国防部长詹姆斯?马蒂斯(James Mattis)体现了这一传统。因此,虽然特朗普不大可能在联盟管理方面投入太多精力,但马蒂斯或将遵循惯例——尽管他也会不时地像在阿富汗那样发出抱怨。
Finally, Mr Trump’s tenure is underscoring a vital point about America: it is far bigger than the president. Unlike China, Americans chose a constitutional order, not a ‘Core Leader’. US policies are products of shared and separated powers among various institutions and parties: the Senate and House, of course, but also courts, states, cities, federal departments and the private sector, including businesses and civil society.
最后,特朗普的任期凸显了美国的一个关键特点:国家比总统本身大得多。与中国不同,美国人选择的是宪法秩序,而非“核心领导人”。美国的政策是各种机构和政党之间共享权力和分权的产物,这些机构既包括参议院、众议院,也包括法院、州、市、联邦部门以及包括企业和公民社会在内的私营部门。

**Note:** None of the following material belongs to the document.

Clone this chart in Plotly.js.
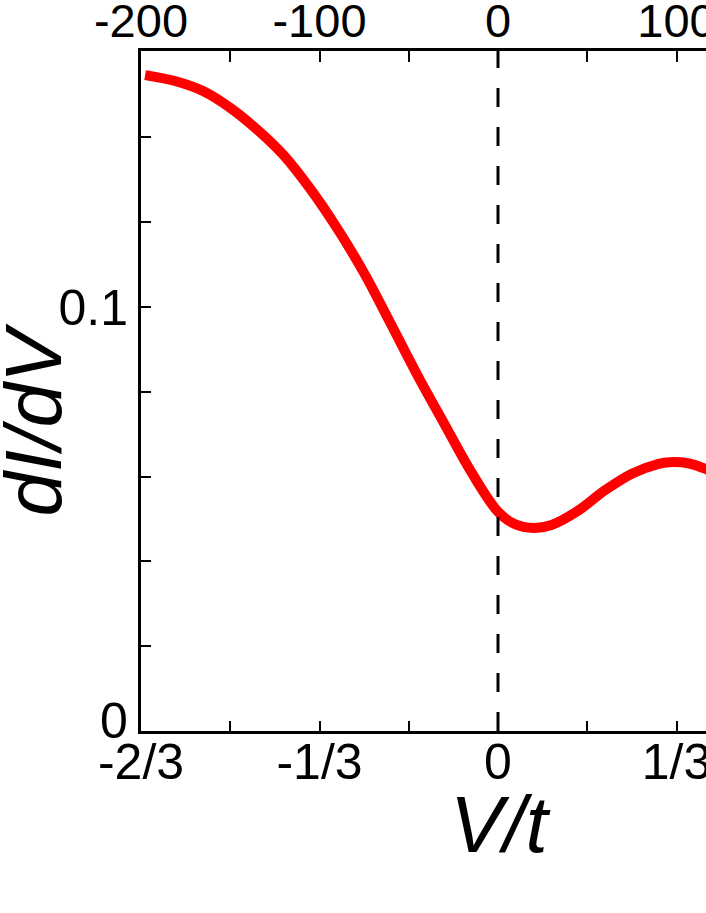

Ironically, Mr Trump’s acolytes consider the US founders’ careful construction to be a “deep state”, mistaking the institutions of a healthy republic for some faceless resistance to Trump’s whims. But in foreign policy, some patriots will not support Mr Trump’s pitting of American nationalism against the country’s internationalism. They recognise that most often US nationalism and internationalism have been in synchrony, not conflict, and that the mixture created America’s unique global leadership.
具有讽刺意味的是,特朗普的助手们认为,美国国父精心打造的制度是一股“暗深势力”(deep state),将一个健康的共和国的制度误认为是对特朗普种种奇想的无端抵制。但在外交政策方面,一些爱国者不会支持特朗普用美式民族主义对抗美国的国际主义。他们认为,美国的民族主义与国际主义多数时候都是同步的,并不相冲突,而且正是这种结合创造了美国独特的全球领导力。